Objective: Restate the data word for word and leave the images out.

Information supplied:
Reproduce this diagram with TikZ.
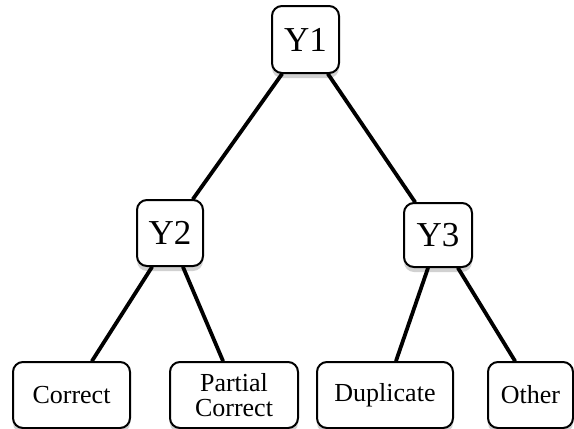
\documentclass[tikz,border=0pt]{standalone}
\usepackage{fontspec}
\setmainfont{Liberation Serif}
\usetikzlibrary{shadows,calc}
\tikzset{
  box/.style={draw=black, line width=1pt, rounded corners=5pt, fill=white, align=center, inner sep=0pt,
    drop shadow={opacity=0.3, shadow xshift=0pt, shadow yshift=-2.5pt, fill=black!60}},
  ybox/.style={box, font=\fontsize{17.5}{19}\selectfont},
  leaf/.style={box, font=\fontsize{13}{12.5}\selectfont, minimum height=33pt},
  edge/.style={line width=1.9pt, line cap=round}
}
\begin{document}
\begin{tikzpicture}[x=0.5pt, y=-0.5pt]
\useasboundingbox (0,0) rectangle (574,429);
\node[ybox, minimum width=33.5pt, minimum height=33.5pt] (y1) at (305.5,39.5) {Y1};
\node[ybox, minimum width=33pt, minimum height=33pt] (y2) at (170,233) {Y2};
\node[ybox, minimum width=34pt, minimum height=32pt] (y3) at (438,235) {Y3};
\node[leaf, minimum width=58.5pt] (c) at (71.5,395) {Correct};
\node[leaf, minimum width=64pt] (p) at (234,395) {Partial\\Correct};
\node[leaf, minimum width=68pt] (d) at (385,395) {Duplicate};
\node[leaf, minimum width=42.5pt] (o) at (530.5,395) {Other};
\draw[edge] ([xshift=-11.75pt]y1.south) -- ([xshift=11.5pt]y2.north);
\draw[edge] ([xshift=11.25pt]y1.south) -- ([xshift=-11.5pt]y3.north);
\draw[edge] ([xshift=-9pt]y2.south) -- ([xshift=10.25pt]c.north);
\draw[edge] ([xshift=6.5pt]y2.south) -- ([xshift=-5.5pt]p.north);
\draw[edge] ([xshift=-5pt]y3.south) -- ([xshift=5.5pt]d.north);
\draw[edge] ([xshift=10pt]y3.south) -- ([xshift=-7.75pt]o.north);
\end{tikzpicture}
\end{document}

Answer for the task:
Reproduce this diagram with TikZ.
\documentclass[tikz,border=0pt]{standalone}
\usepackage{fontspec}
\setmainfont{Liberation Serif}
\usetikzlibrary{shadows,calc}
\tikzset{
  box/.style={draw=black, line width=1pt, rounded corners=5pt, fill=white, align=center, inner sep=0pt,
    drop shadow={opacity=0.3, shadow xshift=0pt, shadow yshift=-2.5pt, fill=black!60}},
  ybox/.style={box, font=\fontsize{17.5}{19}\selectfont},
  leaf/.style={box, font=\fontsize{13}{12.5}\selectfont, minimum height=33pt},
  edge/.style={line width=1.9pt, line cap=round}
}
\begin{document}
\begin{tikzpicture}[x=0.5pt, y=-0.5pt]
\useasboundingbox (0,0) rectangle (574,429);
\node[ybox, minimum width=33.5pt, minimum height=33.5pt] (y1) at (305.5,39.5) {Y1};
\node[ybox, minimum width=33pt, minimum height=33pt] (y2) at (170,233) {Y2};
\node[ybox, minimum width=34pt, minimum height=32pt] (y3) at (438,235) {Y3};
\node[leaf, minimum width=58.5pt] (c) at (71.5,395) {Correct};
\node[leaf, minimum width=64pt] (p) at (234,395) {Partial\\Correct};
\node[leaf, minimum width=68pt] (d) at (385,395) {Duplicate};
\node[leaf, minimum width=42.5pt] (o) at (530.5,395) {Other};
\draw[edge] ([xshift=-11.75pt]y1.south) -- ([xshift=11.5pt]y2.north);
\draw[edge] ([xshift=11.25pt]y1.south) -- ([xshift=-11.5pt]y3.north);
\draw[edge] ([xshift=-9pt]y2.south) -- ([xshift=10.25pt]c.north);
\draw[edge] ([xshift=6.5pt]y2.south) -- ([xshift=-5.5pt]p.north);
\draw[edge] ([xshift=-5pt]y3.south) -- ([xshift=5.5pt]d.north);
\draw[edge] ([xshift=10pt]y3.south) -- ([xshift=-7.75pt]o.north);
\end{tikzpicture}
\end{document}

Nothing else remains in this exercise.